Fairtrade aims to offer producers a better deal and improved terms of trade. We are constantly working to deepen Fairtrade’s impact on producers and we welcome rigorous research and healthy debate around these issues. Lawrence Solomon’s criticism of the system in his May 14th article “Fair-trade coffee fix”, however, is highly flawed.
Firstly, Mr. Solomon claims that a recent study in northern Nicaragua indicates that Fairtrade coffee may help to impoverish farmers. What he neglects to mention is that the Fairtrade producers studied received higher farm-gate prices than conventional producers and that significant production losses (unrelated to Fairtrade) may have accounted for revenue loss. While the study’s findings may highlight the need for further research, Mr. Solomon‘s suggestion that these results are generalizable is inaccurate, given that the authors conclude that the study results cannot be applied to regions beyond the study area.
Secondly, Mr. Solomon purports that Fairtrade discriminates against the poorest of the world’s coffee farmers, many of whom are in Africa, through high certification fees. While it does cost money to uphold the system’s rigorous certification standards, these costs are split amongst the hundreds or thousands of members that belong to the co-operative. Fairtrade International offers funding for impoverished producers to meet up to 75% of the cost for poorest producers through its Producer Certification Fund. In addition, according to Fairtrade International’s 2008 figures, 60% of Fairtrade individual farmers and workers are, in fact, based in Africa.

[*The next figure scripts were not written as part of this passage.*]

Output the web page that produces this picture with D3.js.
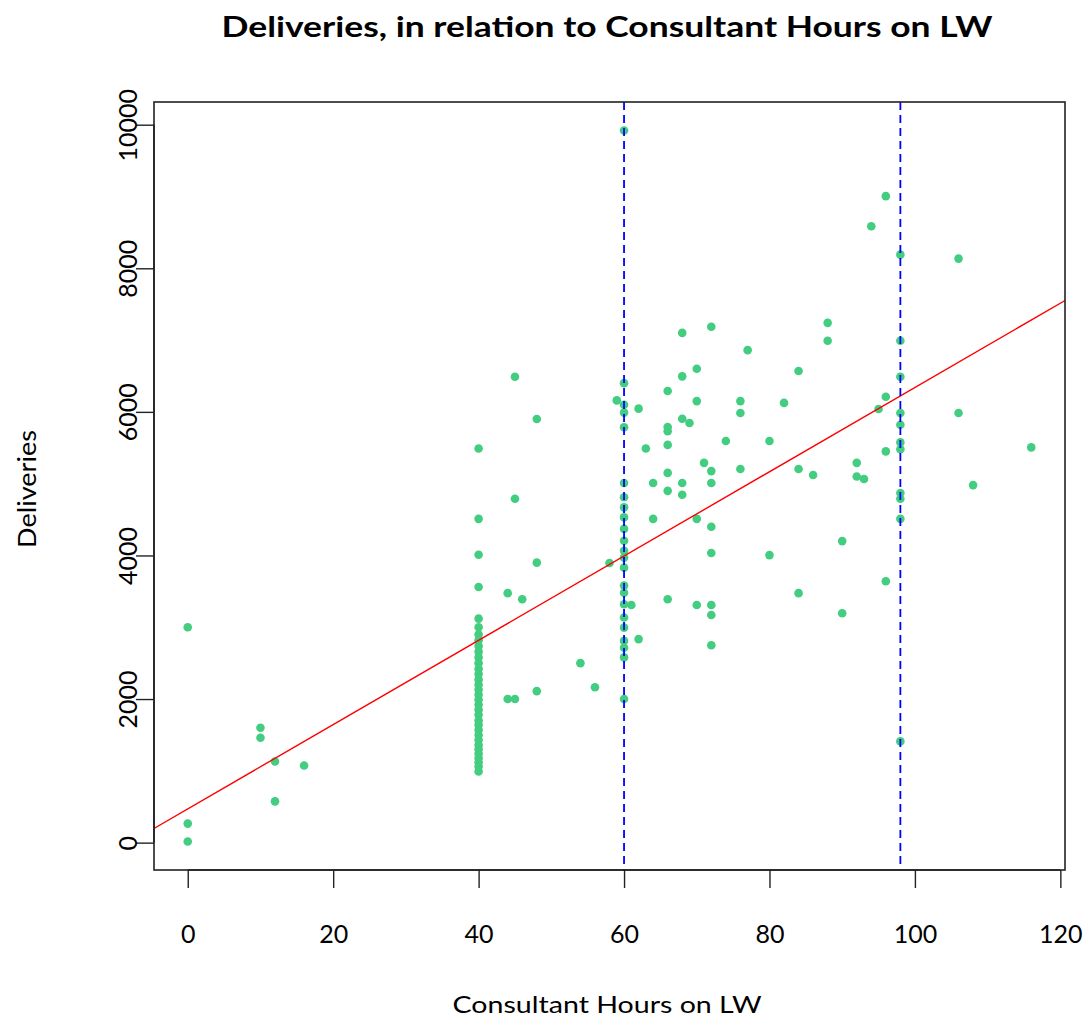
<!DOCTYPE html>
<html>
<head>
<meta charset="utf-8">
<script src="https://cdn.jsdelivr.net/npm/d3@7"></script>
<style>
  html, body { margin: 0; padding: 0; background: #fff; }
  svg { display: block; }
  text { font-family: Lato, "Open Sans", sans-serif; fill: #000; }
</style>
</head>
<body>
<svg id="chart" width="1090" height="1022"></svg>
<script>
// ---- Data ----
// scattered observations: hours and deliveries, aligned index by index
const scatterHours = [
  0, 0, 0, 10, 10, 12, 12, 16,
  44, 44, 45, 45, 45, 46, 48, 48, 48, 54, 56, 58, 59,
  61, 62, 62, 63, 64, 64,
  66, 66, 66, 66, 66, 66, 66,
  68, 68, 68, 68, 68, 69,
  70, 70, 70, 70, 71,
  72, 72, 72, 72, 72, 72, 72, 72,
  74, 76, 76, 76, 77, 80, 80, 82, 84, 84, 84, 86, 88, 88, 90, 90,
  92, 92, 93, 94, 95, 96, 96, 96, 96,
  106, 106, 108, 116
];
const scatterDeliveries = [
  3000, 265, 15, 1600, 1460, 1130, 575, 1075,
  3475, 2000, 6490, 4790, 2000, 3390, 5900, 3900, 2110, 2500, 2165, 3895, 6160,
  3310, 6045, 2835, 5490, 5010, 4510,
  6290, 5790, 5730, 5540, 5150, 4900, 3390,
  7100, 6495, 5905, 5010, 4845, 5845,
  6600, 6150, 4510, 3310, 5290,
  7185, 5175, 5010, 4400, 4035, 3310, 3170, 2750,
  5595, 6150, 5985, 5205, 6860, 5595, 4005, 6125, 6570, 5205, 3475, 5120, 7240, 6990, 4200, 3195,
  5290, 5100, 5065, 8585, 6040, 9005, 6210, 5450, 3640,
  8135, 5985, 4980, 5505
];
// observations stacked at 40, 60 and 98 hours
const deliveriesAt40 = [
  5490, 4510, 4010, 3560, 3120, 3000, 2900, 2820, 2740, 2660, 2580, 2500, 2420,
  2350, 2270, 2200, 2130, 2060, 1990, 1920, 1850, 1780, 1700, 1640, 1570, 1500,
  1430, 1360, 1300, 1240, 1180, 1120, 1060, 990
];
const deliveriesAt60 = [
  9920, 6400, 6100, 5990, 5785, 5010, 4810, 4670, 4530, 4370, 4205, 4065, 3970,
  3830, 3580, 3480, 3320, 3135, 2995, 2810, 2715, 2580, 2000
];
const deliveriesAt98 = [8190, 6990, 6490, 5985, 5820, 5575, 5480, 4870, 4790, 4510, 1410];

const xTicks = [0, 20, 40, 60, 80, 100, 120];
const yTicks = [0, 2000, 4000, 6000, 8000, 10000];
const vLines = [60, 98];
const fitIntercept = 470;
const fitSlope = 58.7;
const titleText = "Deliveries, in relation to Consultant Hours on LW";
const xLabel = "Consultant Hours on LW";
const yLabel = "Deliveries";

// ---- Build point table ----
const pts = scatterHours.map((h, i) => ({ h, d: scatterDeliveries[i] }))
  .concat(deliveriesAt40.map(d => ({ h: 40, d })))
  .concat(deliveriesAt60.map(d => ({ h: 60, d })))
  .concat(deliveriesAt98.map(d => ({ h: 98, d })));

// ---- Layout ----
const plot = { left: 154, top: 102, right: 1065, bottom: 870 };
const svg = d3.select("#chart");

const xMin = d3.min(pts, p => p.h), xMax = d3.max(pts, p => p.h);
const yMin = d3.min(pts, p => p.d), yMax = d3.max(pts, p => p.d);
const xPad = (xMax - xMin) * 0.04, yPad = (yMax - yMin) * 0.04;
const x = d3.scaleLinear().domain([xMin - xPad, xMax + xPad]).range([plot.left, plot.right]);
const y = d3.scaleLinear().domain([yMin - yPad, yMax + yPad]).range([plot.bottom, plot.top]);

svg.append("defs").append("clipPath").attr("id", "clip")
  .append("rect").attr("x", plot.left).attr("y", plot.top)
  .attr("width", plot.right - plot.left).attr("height", plot.bottom - plot.top);

// points
svg.append("g").selectAll("circle").data(pts).join("circle")
  .attr("cx", p => x(p.h)).attr("cy", p => y(p.d)).attr("r", 4.3)
  .attr("fill", "#43CD80");

// regression line
const xd = x.domain();
svg.append("line").attr("clip-path", "url(#clip)")
  .attr("x1", x(xd[0])).attr("y1", y(fitIntercept + fitSlope * xd[0]))
  .attr("x2", x(xd[1])).attr("y2", y(fitIntercept + fitSlope * xd[1]))
  .attr("stroke", "#FF0000").attr("stroke-width", 1.4);

// vertical dashed lines
svg.append("g").selectAll("line").data(vLines).join("line")
  .attr("x1", d => x(d)).attr("x2", d => x(d))
  .attr("y1", plot.top).attr("y2", plot.bottom)
  .attr("stroke", "#0000FF").attr("stroke-width", 1.8)
  .attr("stroke-dasharray", "8,5");

// box
svg.append("rect").attr("x", plot.left).attr("y", plot.top)
  .attr("width", plot.right - plot.left).attr("height", plot.bottom - plot.top)
  .attr("fill", "none").attr("stroke", "#222").attr("stroke-width", 1.6);

// axes
const xAxis = d3.axisBottom(x).tickValues(xTicks).tickSize(18).tickPadding(37).tickFormat(d3.format("d"));
const gx = svg.append("g").attr("transform", `translate(0,${plot.bottom})`).call(xAxis);
gx.select(".domain").attr("d", `M${x(xTicks[0])},0H${x(xTicks[xTicks.length-1])}`).attr("stroke", "#222").attr("stroke-width", 1.6);
gx.selectAll(".tick line").attr("stroke", "#222").attr("stroke-width", 1.4);
gx.selectAll(".tick text").attr("font-size", 25).attr("font-family", "Lato, sans-serif").attr("fill", "#111");

const yAxis = d3.axisLeft(y).tickValues(yTicks).tickSize(18).tickFormat(d3.format("d"));
const gy = svg.append("g").attr("transform", `translate(${plot.left},0)`).call(yAxis);
gy.select(".domain").attr("d", `M0,${y(yTicks[0])}V${y(yTicks[yTicks.length-1])}`).attr("stroke", "#222").attr("stroke-width", 1.6);
gy.selectAll(".tick line").attr("stroke", "#222").attr("stroke-width", 1.4);
gy.selectAll(".tick text")
  .attr("font-size", 25).attr("font-family", "Lato, sans-serif").attr("fill", "#111")
  .attr("x", null).attr("dy", null)
  .attr("text-anchor", "middle")
  .attr("transform", "translate(-17,0) rotate(-90)")
  .attr("y", 0);

// titles
svg.append("text").attr("x", 607).attr("y", 37)
  .attr("text-anchor", "middle").attr("font-size", 28).attr("font-weight", "bold")
  .attr("textLength", 771).attr("lengthAdjust", "spacingAndGlyphs")
  .text(titleText);
svg.append("text").attr("x", 607).attr("y", 1013)
  .attr("text-anchor", "middle").attr("font-size", 24).attr("fill", "#111")
  .attr("textLength", 309).attr("lengthAdjust", "spacingAndGlyphs")
  .text(xLabel);
svg.append("text").attr("transform", `translate(36,${489}) rotate(-90)`)
  .attr("text-anchor", "middle").attr("font-size", 25).attr("fill", "#111")
  .attr("textLength", 118).attr("lengthAdjust", "spacingAndGlyphs")
  .text(yLabel);
</script>
</body>
</html>
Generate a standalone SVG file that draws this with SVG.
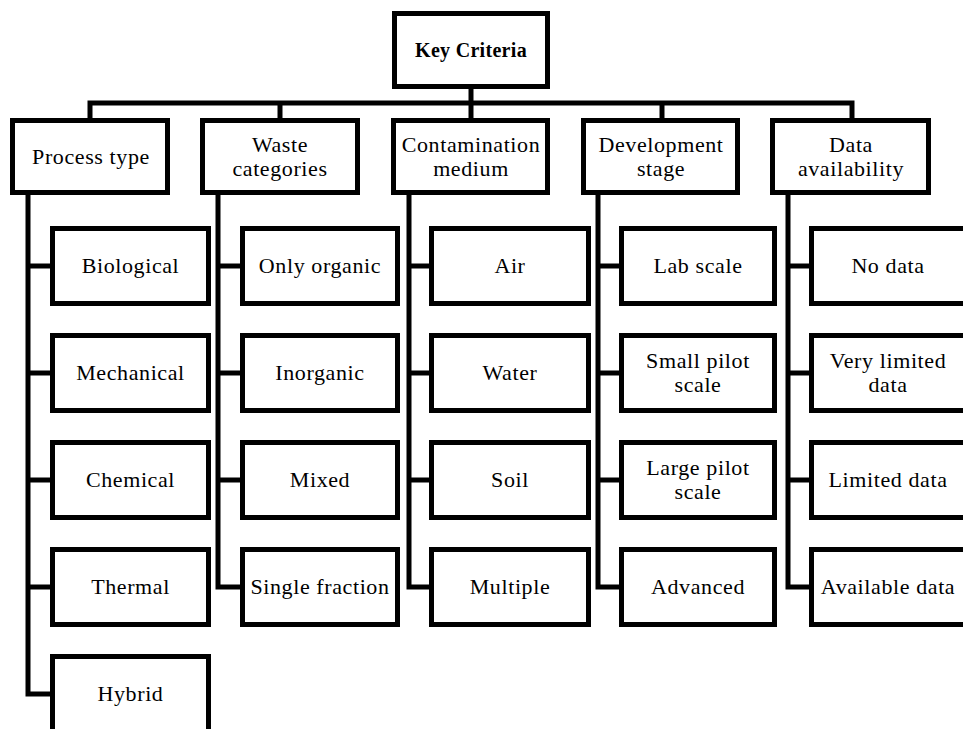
<svg xmlns="http://www.w3.org/2000/svg" width="963" height="729" viewBox="0 0 963 729">
<style>
.box{fill:#fff;stroke:#000;stroke-width:5;}
.ln{fill:none;stroke:#000;stroke-width:5;}
text{font-size:22px;letter-spacing:0.6px;text-anchor:middle;fill:#000;}
.bold{font-weight:bold;font-size:20px;letter-spacing:0.3px;}
</style>
<rect width="963" height="729" fill="#fff"/>
<g id="connectors">
<path class="ln" d="M471,89 V103"/>
<path class="ln" d="M90,118 V103 H852 V118"/>
<path class="ln" d="M280,103 V118"/>
<path class="ln" d="M471,103 V118"/>
<path class="ln" d="M662,103 V118"/>
<path class="ln" d="M28,195 V694 H52"/>
<path class="ln" d="M28,266 H52 M28,373 H52 M28,480 H52 M28,587 H52"/>
<path class="ln" d="M218,195 V587 H242"/>
<path class="ln" d="M218,266 H242 M218,373 H242 M218,480 H242"/>
<path class="ln" d="M409,195 V587 H431"/>
<path class="ln" d="M409,266 H431 M409,373 H431 M409,480 H431"/>
<path class="ln" d="M598,195 V587 H621"/>
<path class="ln" d="M598,266 H621 M598,373 H621 M598,480 H621"/>
<path class="ln" d="M788,195 V587 H811"/>
<path class="ln" d="M788,266 H811 M788,373 H811 M788,480 H811"/>
</g>
<g font-family="Liberation Serif, DejaVu Serif, serif">
<g id="key-criteria"><rect class="box" x="394.5" y="13.5" width="153" height="73"/><text class="bold" x="471" y="57">Key Criteria</text></g>
<g id="process-type"><rect class="box" x="12.5" y="120.5" width="155" height="72"/><text x="91" y="164">Process type</text></g>
<g id="waste-categories"><rect class="box" x="202.5" y="120.5" width="155" height="72"/><text x="280" y="152">Waste</text><text x="280" y="176">categories</text></g>
<g id="contamination-medium"><rect class="box" x="393.5" y="120.5" width="154" height="72"/><text x="471" y="152">Contamination</text><text x="471" y="176">medium</text></g>
<g id="development-stage"><rect class="box" x="583.5" y="120.5" width="154" height="72"/><text x="661" y="152">Development</text><text x="661" y="176">stage</text></g>
<g id="data-availability"><rect class="box" x="772.5" y="120.5" width="156" height="72"/><text x="851" y="152">Data</text><text x="851" y="176">availability</text></g>

<g id="biological"><rect class="box" x="52.5" y="228.5" width="156" height="75"/><text x="130.5" y="273">Biological</text></g>
<g id="mechanical"><rect class="box" x="52.5" y="335.5" width="156" height="75"/><text x="130.5" y="380">Mechanical</text></g>
<g id="chemical"><rect class="box" x="52.5" y="442.5" width="156" height="75"/><text x="130.5" y="487">Chemical</text></g>
<g id="thermal"><rect class="box" x="52.5" y="549.5" width="156" height="75"/><text x="130.5" y="594">Thermal</text></g>
<g id="hybrid"><rect class="box" x="52.5" y="656.5" width="156" height="75"/><text x="130.5" y="701">Hybrid</text></g>

<g id="only-organic"><rect class="box" x="242.5" y="228.5" width="155" height="75"/><text x="320" y="273">Only organic</text></g>
<g id="inorganic"><rect class="box" x="242.5" y="335.5" width="155" height="75"/><text x="320" y="380">Inorganic</text></g>
<g id="mixed"><rect class="box" x="242.5" y="442.5" width="155" height="75"/><text x="320" y="487">Mixed</text></g>
<g id="single-fraction"><rect class="box" x="242.5" y="549.5" width="155" height="75"/><text x="320" y="594">Single fraction</text></g>

<g id="air"><rect class="box" x="431.5" y="228.5" width="157" height="75"/><text x="510" y="273">Air</text></g>
<g id="water"><rect class="box" x="431.5" y="335.5" width="157" height="75"/><text x="510" y="380">Water</text></g>
<g id="soil"><rect class="box" x="431.5" y="442.5" width="157" height="75"/><text x="510" y="487">Soil</text></g>
<g id="multiple"><rect class="box" x="431.5" y="549.5" width="157" height="75"/><text x="510" y="594">Multiple</text></g>

<g id="lab-scale"><rect class="box" x="621.5" y="228.5" width="153" height="75"/><text x="698" y="273">Lab scale</text></g>
<g id="small-pilot-scale"><rect class="box" x="621.5" y="335.5" width="153" height="75"/><text x="698" y="368">Small pilot</text><text x="698" y="392">scale</text></g>
<g id="large-pilot-scale"><rect class="box" x="621.5" y="442.5" width="153" height="75"/><text x="698" y="475">Large pilot</text><text x="698" y="499">scale</text></g>
<g id="advanced"><rect class="box" x="621.5" y="549.5" width="153" height="75"/><text x="698" y="594">Advanced</text></g>

<g id="no-data"><rect class="box" x="811.5" y="228.5" width="155" height="75"/><text x="888" y="273">No data</text></g>
<g id="very-limited-data"><rect class="box" x="811.5" y="335.5" width="155" height="75"/><text x="888" y="368">Very limited</text><text x="888" y="392">data</text></g>
<g id="limited-data"><rect class="box" x="811.5" y="442.5" width="155" height="75"/><text x="888" y="487">Limited data</text></g>
<g id="available-data"><rect class="box" x="811.5" y="549.5" width="155" height="75"/><text x="888" y="594">Available data</text></g>
</g>
</svg>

Thirdly, Mr. Solomon again criticizes the Fairtrade certification system as being “lax and almost impossible to police.” FLO-Cert, an independent organization that conducts rigorous producer audits, ensures that relevant social and environmental standards are met and that producers receive the Fairtrade guaranteed price and premium. FLO-Cert is ISO 65 certified, and ISO 65 is the leading, internationally recognized quality norm for bodies operating a product certification system.
Finally, there is indeed a reason why many Fairtrade merchants refer to the additional benefits of Fairtrade: Fairtrade is about much more than price.
Beyond a minimum floor price that protects coffee producers from the volatility of world markets, organizations receive an additional sum of money called the Fairtrade premium. This money goes into a communal fund for workers and farmers to use to improve their social, economic and environmental conditions. Smallholder producers, as landowners who choose to join democratically-owned co-operatives, are in the best position to determine how to meet their own needs. As such, these individuals determine how the premium will be spent, investing in, for example, education and healthcare, farm improvements to increase yield and quality, or processing facilities to increase income. In 2009 alone, the Fairtrade system returned €53 Million to producers in Fairtrade premiums.
And there’s much more to Fair Trade, such as access to credit, long term contracts, transparency and accountability, the prohibition of forced and child labour, gender equity and environmental sustainability. Needless to say, Mr. Solomon is wrong in saying that consumers have something to feel guilty about. Globally, consumers spent €3.4 Billion on Fairtrade products in 2009, contributing to a market-based system that benefits more than 1.2 million farmers, workers and their families, and recently joined in celebrating Fair Trade Fortnight and World Fair Trade Day across Canada. We’d call that something to feel great about.